▸ What you have to do:
Skip all pictures, then print the remaining material exactly.

START Information shown

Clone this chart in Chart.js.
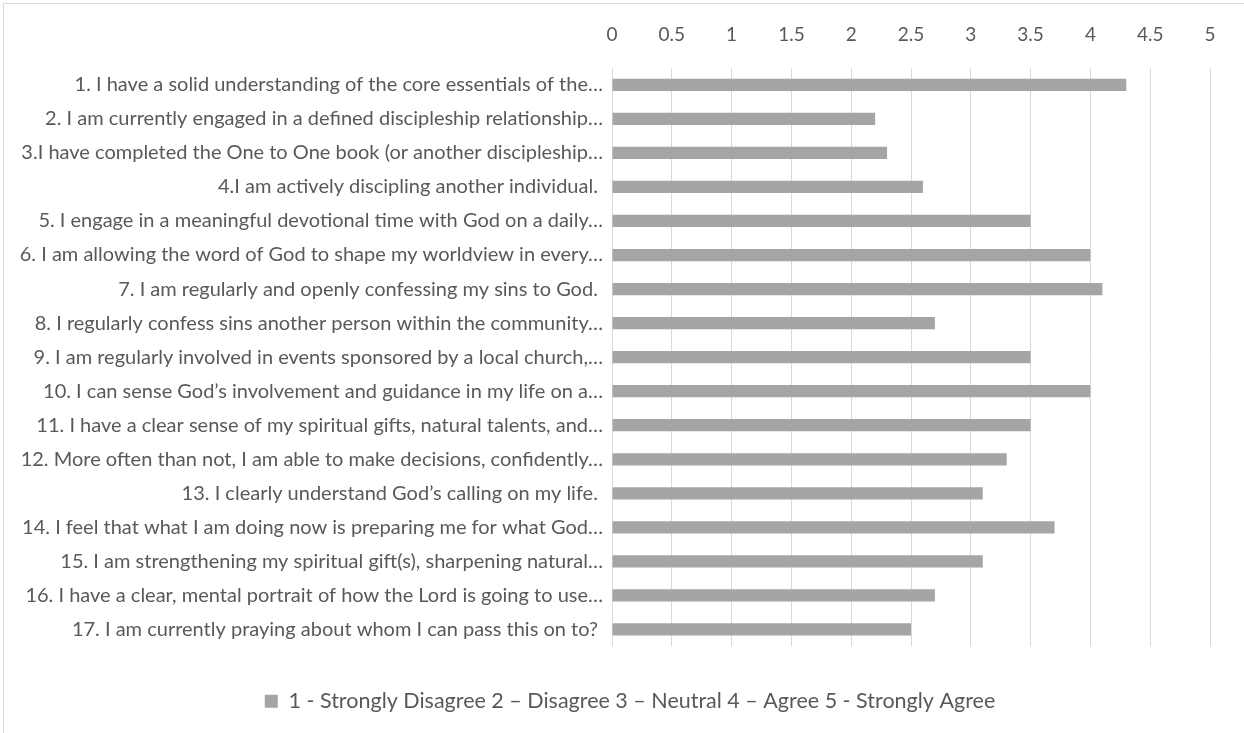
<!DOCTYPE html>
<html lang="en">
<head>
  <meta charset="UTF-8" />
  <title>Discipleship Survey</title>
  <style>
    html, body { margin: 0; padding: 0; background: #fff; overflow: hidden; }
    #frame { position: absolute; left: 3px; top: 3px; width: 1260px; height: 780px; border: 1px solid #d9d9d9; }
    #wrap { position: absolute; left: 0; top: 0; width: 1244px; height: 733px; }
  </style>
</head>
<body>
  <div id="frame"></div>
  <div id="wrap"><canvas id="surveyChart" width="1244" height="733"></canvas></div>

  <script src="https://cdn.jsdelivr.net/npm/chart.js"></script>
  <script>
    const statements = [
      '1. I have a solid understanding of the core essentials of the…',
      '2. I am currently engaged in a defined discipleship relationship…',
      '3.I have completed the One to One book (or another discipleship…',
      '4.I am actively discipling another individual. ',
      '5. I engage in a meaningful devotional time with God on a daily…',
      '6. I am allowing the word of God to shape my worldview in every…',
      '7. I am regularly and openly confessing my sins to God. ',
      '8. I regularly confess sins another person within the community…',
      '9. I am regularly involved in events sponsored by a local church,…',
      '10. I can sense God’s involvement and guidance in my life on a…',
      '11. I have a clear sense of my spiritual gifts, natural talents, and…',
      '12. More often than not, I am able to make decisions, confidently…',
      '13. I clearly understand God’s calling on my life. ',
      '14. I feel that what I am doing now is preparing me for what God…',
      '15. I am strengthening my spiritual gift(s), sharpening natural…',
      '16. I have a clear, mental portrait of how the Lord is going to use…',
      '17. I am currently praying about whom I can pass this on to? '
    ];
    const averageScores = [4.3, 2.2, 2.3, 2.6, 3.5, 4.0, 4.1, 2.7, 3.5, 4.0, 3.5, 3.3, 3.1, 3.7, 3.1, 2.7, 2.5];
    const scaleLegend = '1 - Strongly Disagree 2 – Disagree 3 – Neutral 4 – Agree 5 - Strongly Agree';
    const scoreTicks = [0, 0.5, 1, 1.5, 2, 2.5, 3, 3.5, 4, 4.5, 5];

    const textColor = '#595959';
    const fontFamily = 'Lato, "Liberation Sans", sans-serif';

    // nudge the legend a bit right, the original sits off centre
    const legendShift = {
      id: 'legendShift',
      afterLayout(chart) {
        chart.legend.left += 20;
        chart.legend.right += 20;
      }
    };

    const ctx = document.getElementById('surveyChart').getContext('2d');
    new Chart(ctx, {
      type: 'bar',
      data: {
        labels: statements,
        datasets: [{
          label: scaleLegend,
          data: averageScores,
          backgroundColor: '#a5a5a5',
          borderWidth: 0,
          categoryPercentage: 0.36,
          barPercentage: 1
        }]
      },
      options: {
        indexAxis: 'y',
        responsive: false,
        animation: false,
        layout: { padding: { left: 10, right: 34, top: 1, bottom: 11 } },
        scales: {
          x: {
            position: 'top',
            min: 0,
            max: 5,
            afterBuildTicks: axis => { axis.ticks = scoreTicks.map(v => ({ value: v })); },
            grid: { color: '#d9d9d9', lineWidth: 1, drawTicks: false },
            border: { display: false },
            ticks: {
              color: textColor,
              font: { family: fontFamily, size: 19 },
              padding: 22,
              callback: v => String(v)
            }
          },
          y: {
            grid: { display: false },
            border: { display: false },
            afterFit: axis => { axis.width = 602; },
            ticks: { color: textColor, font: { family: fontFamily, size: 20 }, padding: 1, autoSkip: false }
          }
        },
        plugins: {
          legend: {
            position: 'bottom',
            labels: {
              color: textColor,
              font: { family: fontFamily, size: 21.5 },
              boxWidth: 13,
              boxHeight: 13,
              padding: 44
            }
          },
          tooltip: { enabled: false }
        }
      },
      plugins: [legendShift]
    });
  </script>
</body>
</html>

END Information shown

▸ Output for this task:
Clone this chart in Chart.js.
<!DOCTYPE html>
<html lang="en">
<head>
  <meta charset="UTF-8" />
  <title>Discipleship Survey</title>
  <style>
    html, body { margin: 0; padding: 0; background: #fff; overflow: hidden; }
    #frame { position: absolute; left: 3px; top: 3px; width: 1260px; height: 780px; border: 1px solid #d9d9d9; }
    #wrap { position: absolute; left: 0; top: 0; width: 1244px; height: 733px; }
  </style>
</head>
<body>
  <div id="frame"></div>
  <div id="wrap"><canvas id="surveyChart" width="1244" height="733"></canvas></div>

  <script src="https://cdn.jsdelivr.net/npm/chart.js"></script>
  <script>
    const statements = [
      '1. I have a solid understanding of the core essentials of the…',
      '2. I am currently engaged in a defined discipleship relationship…',
      '3.I have completed the One to One book (or another discipleship…',
      '4.I am actively discipling another individual. ',
      '5. I engage in a meaningful devotional time with God on a daily…',
      '6. I am allowing the word of God to shape my worldview in every…',
      '7. I am regularly and openly confessing my sins to God. ',
      '8. I regularly confess sins another person within the community…',
      '9. I am regularly involved in events sponsored by a local church,…',
      '10. I can sense God’s involvement and guidance in my life on a…',
      '11. I have a clear sense of my spiritual gifts, natural talents, and…',
      '12. More often than not, I am able to make decisions, confidently…',
      '13. I clearly understand God’s calling on my life. ',
      '14. I feel that what I am doing now is preparing me for what God…',
      '15. I am strengthening my spiritual gift(s), sharpening natural…',
      '16. I have a clear, mental portrait of how the Lord is going to use…',
      '17. I am currently praying about whom I can pass this on to? '
    ];
    const averageScores = [4.3, 2.2, 2.3, 2.6, 3.5, 4.0, 4.1, 2.7, 3.5, 4.0, 3.5, 3.3, 3.1, 3.7, 3.1, 2.7, 2.5];
    const scaleLegend = '1 - Strongly Disagree 2 – Disagree 3 – Neutral 4 – Agree 5 - Strongly Agree';
    const scoreTicks = [0, 0.5, 1, 1.5, 2, 2.5, 3, 3.5, 4, 4.5, 5];

    const textColor = '#595959';
    const fontFamily = 'Lato, "Liberation Sans", sans-serif';

    // nudge the legend a bit right, the original sits off centre
    const legendShift = {
      id: 'legendShift',
      afterLayout(chart) {
        chart.legend.left += 20;
        chart.legend.right += 20;
      }
    };

    const ctx = document.getElementById('surveyChart').getContext('2d');
    new Chart(ctx, {
      type: 'bar',
      data: {
        labels: statements,
        datasets: [{
          label: scaleLegend,
          data: averageScores,
          backgroundColor: '#a5a5a5',
          borderWidth: 0,
          categoryPercentage: 0.36,
          barPercentage: 1
        }]
      },
      options: {
        indexAxis: 'y',
        responsive: false,
        animation: false,
        layout: { padding: { left: 10, right: 34, top: 1, bottom: 11 } },
        scales: {
          x: {
            position: 'top',
            min: 0,
            max: 5,
            afterBuildTicks: axis => { axis.ticks = scoreTicks.map(v => ({ value: v })); },
            grid: { color: '#d9d9d9', lineWidth: 1, drawTicks: false },
            border: { display: false },
            ticks: {
              color: textColor,
              font: { family: fontFamily, size: 19 },
              padding: 22,
              callback: v => String(v)
            }
          },
          y: {
            grid: { display: false },
            border: { display: false },
            afterFit: axis => { axis.width = 602; },
            ticks: { color: textColor, font: { family: fontFamily, size: 20 }, padding: 1, autoSkip: false }
          }
        },
        plugins: {
          legend: {
            position: 'bottom',
            labels: {
              color: textColor,
              font: { family: fontFamily, size: 21.5 },
              boxWidth: 13,
              boxHeight: 13,
              padding: 44
            }
          },
          tooltip: { enabled: false }
        }
      },
      plugins: [legendShift]
    });
  </script>
</body>
</html>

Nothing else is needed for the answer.